### STATED GOAL:
Return all the data below as it stands, minus the pictures.

━━━ DATA EXTRACT

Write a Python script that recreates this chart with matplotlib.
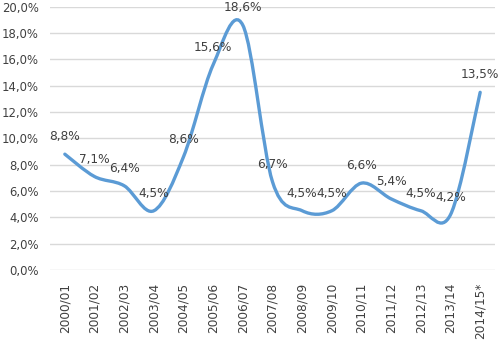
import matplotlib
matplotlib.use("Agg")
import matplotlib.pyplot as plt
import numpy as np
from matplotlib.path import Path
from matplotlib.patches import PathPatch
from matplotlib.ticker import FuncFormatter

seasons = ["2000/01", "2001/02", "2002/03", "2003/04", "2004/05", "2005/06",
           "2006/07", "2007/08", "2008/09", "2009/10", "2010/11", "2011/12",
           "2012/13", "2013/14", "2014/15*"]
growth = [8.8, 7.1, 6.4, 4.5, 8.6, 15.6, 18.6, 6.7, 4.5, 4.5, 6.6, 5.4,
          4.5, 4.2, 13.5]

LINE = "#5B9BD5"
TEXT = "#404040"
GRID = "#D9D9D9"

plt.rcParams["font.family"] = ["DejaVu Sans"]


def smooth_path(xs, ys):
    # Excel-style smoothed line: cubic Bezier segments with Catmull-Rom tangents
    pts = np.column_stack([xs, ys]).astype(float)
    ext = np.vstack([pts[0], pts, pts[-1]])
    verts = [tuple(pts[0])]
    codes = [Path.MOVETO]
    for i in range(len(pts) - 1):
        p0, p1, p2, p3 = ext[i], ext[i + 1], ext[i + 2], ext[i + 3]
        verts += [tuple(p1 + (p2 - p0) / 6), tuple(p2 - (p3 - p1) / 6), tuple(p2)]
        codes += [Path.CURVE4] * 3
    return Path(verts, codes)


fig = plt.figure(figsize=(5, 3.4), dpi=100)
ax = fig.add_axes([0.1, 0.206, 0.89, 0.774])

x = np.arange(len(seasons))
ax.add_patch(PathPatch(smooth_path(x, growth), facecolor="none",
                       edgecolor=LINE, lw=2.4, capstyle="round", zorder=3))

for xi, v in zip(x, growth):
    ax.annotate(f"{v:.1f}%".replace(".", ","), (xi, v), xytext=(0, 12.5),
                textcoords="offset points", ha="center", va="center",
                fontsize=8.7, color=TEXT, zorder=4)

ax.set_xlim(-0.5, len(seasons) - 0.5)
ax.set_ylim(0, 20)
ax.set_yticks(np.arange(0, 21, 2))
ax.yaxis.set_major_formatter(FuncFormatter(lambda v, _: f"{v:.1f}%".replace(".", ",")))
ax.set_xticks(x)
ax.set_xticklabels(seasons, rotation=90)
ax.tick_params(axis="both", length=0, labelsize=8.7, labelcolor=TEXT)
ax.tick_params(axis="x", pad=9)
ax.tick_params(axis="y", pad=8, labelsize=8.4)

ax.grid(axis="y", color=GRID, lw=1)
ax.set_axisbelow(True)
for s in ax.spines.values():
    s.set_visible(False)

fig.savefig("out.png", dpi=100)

━━━━━━

### RESULT OF THIS EXERCISE:
Write a Python script that recreates this chart with matplotlib.
import matplotlib
matplotlib.use("Agg")
import matplotlib.pyplot as plt
import numpy as np
from matplotlib.path import Path
from matplotlib.patches import PathPatch
from matplotlib.ticker import FuncFormatter

seasons = ["2000/01", "2001/02", "2002/03", "2003/04", "2004/05", "2005/06",
           "2006/07", "2007/08", "2008/09", "2009/10", "2010/11", "2011/12",
           "2012/13", "2013/14", "2014/15*"]
growth = [8.8, 7.1, 6.4, 4.5, 8.6, 15.6, 18.6, 6.7, 4.5, 4.5, 6.6, 5.4,
          4.5, 4.2, 13.5]

LINE = "#5B9BD5"
TEXT = "#404040"
GRID = "#D9D9D9"

plt.rcParams["font.family"] = ["DejaVu Sans"]


def smooth_path(xs, ys):
    # Excel-style smoothed line: cubic Bezier segments with Catmull-Rom tangents
    pts = np.column_stack([xs, ys]).astype(float)
    ext = np.vstack([pts[0], pts, pts[-1]])
    verts = [tuple(pts[0])]
    codes = [Path.MOVETO]
    for i in range(len(pts) - 1):
        p0, p1, p2, p3 = ext[i], ext[i + 1], ext[i + 2], ext[i + 3]
        verts += [tuple(p1 + (p2 - p0) / 6), tuple(p2 - (p3 - p1) / 6), tuple(p2)]
        codes += [Path.CURVE4] * 3
    return Path(verts, codes)


fig = plt.figure(figsize=(5, 3.4), dpi=100)
ax = fig.add_axes([0.1, 0.206, 0.89, 0.774])

x = np.arange(len(seasons))
ax.add_patch(PathPatch(smooth_path(x, growth), facecolor="none",
                       edgecolor=LINE, lw=2.4, capstyle="round", zorder=3))

for xi, v in zip(x, growth):
    ax.annotate(f"{v:.1f}%".replace(".", ","), (xi, v), xytext=(0, 12.5),
                textcoords="offset points", ha="center", va="center",
                fontsize=8.7, color=TEXT, zorder=4)

ax.set_xlim(-0.5, len(seasons) - 0.5)
ax.set_ylim(0, 20)
ax.set_yticks(np.arange(0, 21, 2))
ax.yaxis.set_major_formatter(FuncFormatter(lambda v, _: f"{v:.1f}%".replace(".", ",")))
ax.set_xticks(x)
ax.set_xticklabels(seasons, rotation=90)
ax.tick_params(axis="both", length=0, labelsize=8.7, labelcolor=TEXT)
ax.tick_params(axis="x", pad=9)
ax.tick_params(axis="y", pad=8, labelsize=8.4)

ax.grid(axis="y", color=GRID, lw=1)
ax.set_axisbelow(True)
for s in ax.spines.values():
    s.set_visible(False)

fig.savefig("out.png", dpi=100)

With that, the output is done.